Implementation:Microsoft Onnxruntime CUDA BatchScale
| Knowledge Sources | |
|---|---|
| Domains | Training, CUDA_Kernels |
| Last Updated | 2026-02-10 04:00 GMT |
Overview
Concrete tool for scaling a tensor by multiple scale factors simultaneously in the ONNX Runtime CUDA training framework.
Description
Implements the BatchScale operator for CUDA that produces 2 or 3 scaled copies of a single input tensor in one kernel launch. The operator takes a single input tensor and produces multiple output tensors, each scaled by a different float factor (scale0_, scale1_, and optionally scale2_). The BatchScaleFunctor template dispatches to BatchScaleImpl which handles the type-specific scaling on GPU. This avoids multiple separate scale operations when the same tensor needs to be scaled differently for various consumers.
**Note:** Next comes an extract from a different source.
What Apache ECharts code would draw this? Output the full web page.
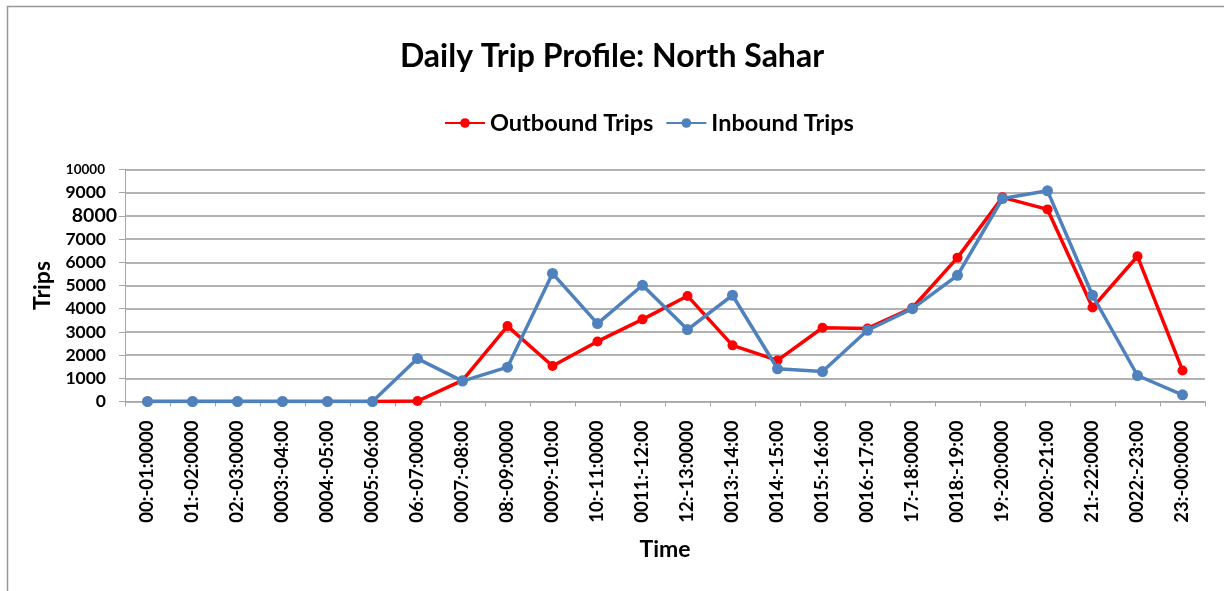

Supports MLFloat16, float, double, and BFloat16.
Usage
Used during training when a single tensor needs to be distributed to multiple consumers with different scaling factors, such as in gradient scaling or loss weighting scenarios.
Code Reference
Source Location
- Repository: Microsoft_Onnxruntime
- File: orttraining/orttraining/training_ops/cuda/math/batch_scale.cc
- Lines: 1-68
Signature
class BatchScale : public CudaKernel {
Status ComputeInternal(OpKernelContext* context) const;
};
Import
#include "orttraining/training_ops/cuda/math/batch_scale.h"
I/O Contract
Inputs
| Name | Type | Required | Description |
|---|---|---|---|
| input | Tensor(T) | Yes | Input tensor to scale |
Outputs
| Name | Type | Description |
|---|---|---|
| output_0 | Tensor(T) | Input scaled by scale0_ |
| output_1 | Tensor(T) | Input scaled by scale1_ |
| output_2 | Tensor(T) | Input scaled by scale2_ (optional, only if scale2_ is set) |
Usage Examples
ONNX_OPERATOR_KERNEL_EX(
BatchScale, kMSDomain, 1, kCudaExecutionProvider,
(*KernelDefBuilder::Create())
.TypeConstraint("T", BuildKernelDefConstraints<MLFloat16, float, double, BFloat16>()),
BatchScale);